**TASK STATEMENT**
Gather, from the data below, each line in which the word "chart" occurs.

--- start INFORMATION SUPPLIED ---

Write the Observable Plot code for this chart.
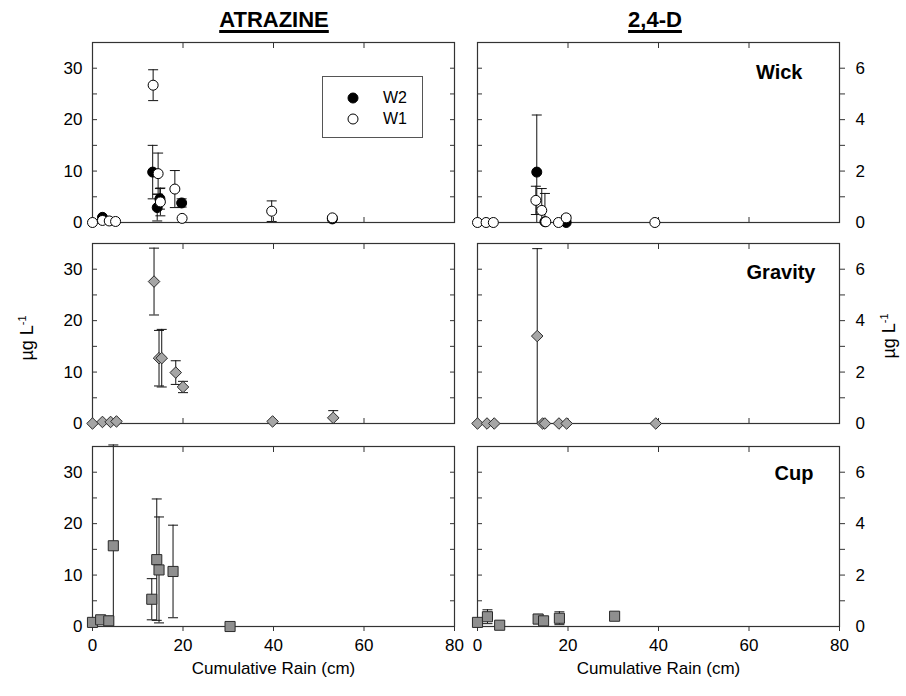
<!DOCTYPE html>
<html>
<head>
<meta charset="utf-8">
<script src="https://cdn.jsdelivr.net/npm/d3@7"></script>
<script src="https://cdn.jsdelivr.net/npm/@observablehq/plot@0.6"></script>
<style>
  html, body { margin: 0; padding: 0; background: #fff; }
  #root { position: relative; width: 906px; height: 696px; overflow: hidden; font-family: "Liberation Sans", Arial, Helvetica, sans-serif; color: #000; }
  .abs { position: absolute; }
  .title { font-weight: bold; font-size: 22px; text-decoration: underline; text-decoration-thickness: 2.5px; text-underline-offset: 3px; transform: translateX(-50%); white-space: nowrap; line-height: 22px; }
  .ylab { font-size: 18px; white-space: nowrap; transform: translate(-50%, -50%) rotate(-90deg); line-height: 18px; }
  .ylab sup { font-size: 11px; vertical-align: 7px; line-height: 0; }
  #legend { border: 1px solid #555; background: #fff; box-sizing: border-box; }
  .lrow { position: absolute; left: 0; font-size: 16px; line-height: 16px; display: flex; align-items: center; }
</style>
</head>
<body>
<div id="root"></div>
<script>
// ---------------- data: [cumulative rain (cm), concentration (µg/L), error] ----------------
const wickAtrazineW2 = [[2.2, 1.0, 0], [13.3, 9.8, 5.2], [14.3, 2.9, 2.6], [14.9, 4.6, 2.0], [19.7, 3.8, 0.8], [53.0, 0.7, 0]];
const wickAtrazineW1 = [[0, 0, 0], [2.2, 0.4, 0], [3.7, 0.3, 0], [5.1, 0.2, 0], [13.4, 26.7, 3.0], [14.5, 9.5, 4.0], [15.0, 4.0, 2.7], [18.2, 6.5, 3.6], [19.8, 0.8, 0], [39.6, 2.2, 2.0], [53.0, 0.9, 0.3]];
const wick24DW2 = [[13.1, 1.96, 2.22], [14.9, 0.03, 1.1], [19.6, 0, 0]];
const wick24DW1 = [[0, 0, 0], [1.9, 0, 0], [3.5, 0, 0], [12.9, 0.86, 0.55], [14.2, 0.47, 0.85], [15.1, 0.03, 0], [17.9, 0, 0], [19.6, 0.18, 0.1], [39.2, 0, 0]];
const gravityAtrazine = [[0, 0, 0], [2.2, 0.3, 0], [4.0, 0.3, 0], [5.3, 0.4, 0], [13.6, 27.6, 6.5], [14.7, 12.7, 5.4], [15.3, 12.7, 5.6], [18.4, 9.9, 2.3], [20.0, 7.1, 1.1], [39.8, 0.4, 0], [53.2, 1.1, 1.4]];
const gravity24D = [[0, 0, 0], [2.1, 0, 0], [3.7, 0, 0], [13.2, 3.4, 3.4], [14.4, 0, 0], [14.9, 0, 0], [18.0, 0, 0], [19.7, 0, 0], [39.4, 0, 0]];
const cupAtrazine = [[0, 0.8, 0], [1.8, 1.3, 0.7], [3.6, 1.1, 0.9], [4.6, 15.7, 19.6], [13.1, 5.3, 4.0], [14.2, 13.0, 11.8], [14.7, 11.0, 10.3], [17.8, 10.7, 9.0], [30.4, 0, 0]];
const cup24D = [[0, 0.16, 0], [2.2, 0.38, 0.27], [4.9, 0.05, 0], [13.4, 0.29, 0.18], [14.6, 0.22, 0], [18.1, 0.32, 0.25], [30.3, 0.40, 0]];

// ---------------- labels & ticks ----------------
const columnTitles = ["ATRAZINE", "2,4-D"];
const samplerLabels = ["Wick", "Gravity", "Cup"];
const legendLabels = ["W2", "W1"];
const xLabel = "Cumulative Rain (cm)";
const rainTicks = [0, 20, 40, 60, 80];
const rainInnerTicks = [20, 40, 60];
const atrazineTicks = [0, 10, 20, 30];
const atrazineMinorTicks = [5, 10, 15, 20, 25, 30];
const d24Ticks = [0, 2, 4, 6];
const d24MinorTicks = [1, 2, 3, 4, 5, 6];
const atrazineDomain = [0, 35];
const d24Domain = [0, 7];
const rainDomain = [0, 80];

// ---------------- layout ----------------
const FONT = '"Liberation Sans", Arial, Helvetica, sans-serif';
const FRAME_X = [92, 477];
const FRAME_W = 362;
const FRAME_Y = [42, 243, 446];
const FRAME_H = 180;
const ML = 50, MR = 50, MT = 10;
const INK = "#333";
const intFmt = d3.format("d");

const STYLE = {
  filled: {symbol: "circle", r: 5, fill: "#000", stroke: "#000", strokeWidth: 1},
  open: {symbol: "circle", r: 5, fill: "#fff", stroke: "#000", strokeWidth: 1},
  diamond: {symbol: "diamond2", r: 5.2, fill: "#a6a6a6", stroke: "#2a2a2a", strokeWidth: 1},
  square: {symbol: "square", r: 5.7, fill: "#8f8f8f", stroke: "#2a2a2a", strokeWidth: 1}
};

const cap = {draw(ctx, size) { const r = Math.sqrt(size / Math.PI); ctx.moveTo(-r, 0); ctx.lineTo(r, 0); }};

function rows(arr) { return arr.map(([x, y, e]) => ({x, y, e, lo: Math.max(0, y - e), hi: y + e})); }

const panels = [
  {row: 0, col: 0, series: [{data: wickAtrazineW2, kind: "filled"}, {data: wickAtrazineW1, kind: "open"}]},
  {row: 0, col: 1, series: [{data: wick24DW2, kind: "filled"}, {data: wick24DW1, kind: "open"}], label: samplerLabels[0], ldx: -37, ldy: 22},
  {row: 1, col: 0, series: [{data: gravityAtrazine, kind: "diamond"}]},
  {row: 1, col: 1, series: [{data: gravity24D, kind: "diamond"}], label: samplerLabels[1], ldx: -24, ldy: 21},
  {row: 2, col: 0, series: [{data: cupAtrazine, kind: "square"}]},
  {row: 2, col: 1, series: [{data: cup24D, kind: "square"}], label: samplerLabels[2], ldx: -26, ldy: 19}
];

const root = document.getElementById("root");

function buildPanel(p) {
  const left = p.col === 0;
  const bottom = p.row === 2;
  const MB = bottom ? 60 : 10;
  const minor = left ? atrazineMinorTicks : d24MinorTicks;
  const major = left ? atrazineTicks : d24Ticks;
  const marks = [];

  for (const s of p.series) {
    const r = rows(s.data).filter(d => d.e > 0);
    marks.push(Plot.ruleX(r, {x: "x", y1: "lo", y2: "hi", stroke: "#111", strokeWidth: 1}));
    marks.push(Plot.dot(r, {x: "x", y: "hi", symbol: cap, r: 5, stroke: "#111", fill: "none", strokeWidth: 1}));
    marks.push(Plot.dot(r, {x: "x", y: "lo", symbol: cap, r: 5, stroke: "#111", fill: "none", strokeWidth: 1}));
  }

  marks.push(Plot.frame({stroke: INK, strokeWidth: 1.2}));

  // x ticks
  marks.push(Plot.axisX({anchor: "top", ticks: rainInnerTicks, tickSize: 5, dy: 5, fill: "none", stroke: INK, label: null}));
  if (!bottom) {
    marks.push(Plot.axisX({anchor: "bottom", ticks: rainInnerTicks, tickSize: 5, dy: -5, fill: "none", stroke: INK, label: null}));
  } else {
    marks.push(Plot.axisX({anchor: "bottom", ticks: rainTicks, tickSize: 5, tickPadding: 7, tickFormat: intFmt, stroke: INK, label: null, fontSize: 17}));
    marks.push(Plot.text([xLabel], {text: d => d, frameAnchor: "bottom", dy: 47, fontSize: 17}));
  }

  // y ticks
  if (left) {
    marks.push(Plot.axisY({anchor: "left", ticks: major, tickSize: 0, tickPadding: 10, tickFormat: intFmt, label: null, fontSize: 17}));
    marks.push(Plot.axisY({anchor: "left", ticks: minor, tickSize: 5, dx: 5, fill: "none", stroke: INK, label: null}));
    marks.push(Plot.axisY({anchor: "right", ticks: minor, tickSize: 5, dx: -5, fill: "none", stroke: INK, label: null}));
  } else {
    marks.push(Plot.axisY({anchor: "left", ticks: minor, tickSize: 5, dx: 5, fill: "none", stroke: INK, label: null}));
    marks.push(Plot.axisY({anchor: "right", ticks: minor, tickSize: 5, fill: "none", stroke: INK, label: null}));
    marks.push(Plot.axisY({anchor: "right", ticks: major, tickSize: 0, tickPadding: 16, tickFormat: intFmt, label: null, fontSize: 17}));
  }

  for (const s of p.series) {
    marks.push(Plot.dot(rows(s.data), {x: "x", y: "y", ...STYLE[s.kind]}));
  }

  if (p.label) {
    marks.push(Plot.text([p.label], {text: d => d, frameAnchor: "top-right", textAnchor: "end", lineAnchor: "top", dx: p.ldx, dy: p.ldy, fontWeight: "bold", fontSize: 20}));
  }

  const chart = Plot.plot({
    width: FRAME_W + ML + MR,
    height: FRAME_H + MT + MB,
    marginLeft: ML, marginRight: MR, marginTop: MT, marginBottom: MB,
    x: {domain: rainDomain},
    y: {domain: left ? atrazineDomain : d24Domain},
    style: {fontFamily: FONT, fontSize: "16px", background: "transparent", overflow: "visible", color: "#000"},
    marks
  });
  const wrap = document.createElement("div");
  wrap.className = "abs";
  wrap.style.left = (FRAME_X[p.col] - ML) + "px";
  wrap.style.top = (FRAME_Y[p.row] - MT) + "px";
  wrap.appendChild(chart);
  root.appendChild(wrap);
}

panels.forEach(buildPanel);

// column titles
const titleCenters = [274, 655];
columnTitles.forEach((t, i) => {
  const d = document.createElement("div");
  d.className = "abs title";
  d.style.left = titleCenters[i] + "px";
  d.style.top = "9px";
  d.textContent = t;
  root.appendChild(d);
});

// y-axis titles
[[27, 338], [889, 336]].forEach(([x, y]) => {
  const d = document.createElement("div");
  d.className = "abs ylab";
  d.style.left = x + "px";
  d.style.top = y + "px";
  d.innerHTML = "µg L<sup>-1</sup>";
  root.appendChild(d);
});

// legend
const legend = document.createElement("div");
legend.id = "legend";
legend.className = "abs";
legend.style.left = "322px";
legend.style.top = "76px";
legend.style.width = "101px";
legend.style.height = "62px";
const legendKinds = ["filled", "open"];
legendLabels.forEach((lab, i) => {
  const row = document.createElement("div");
  row.className = "lrow";
  row.style.top = (13 + i * 21) + "px";
  const st = STYLE[legendKinds[i]];
  row.innerHTML = `<svg width="60" height="14" style="display:block"><circle cx="30" cy="7" r="5" fill="${st.fill}" stroke="${st.stroke}"/></svg><span>${lab}</span>`;
  legend.appendChild(row);
});
root.appendChild(legend);
</script>
</body>
</html>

--- end INFORMATION SUPPLIED ---

**WRITTEN RESPONSE**
Write the Observable Plot code for this chart.
  const chart = Plot.plot({
  wrap.appendChild(chart);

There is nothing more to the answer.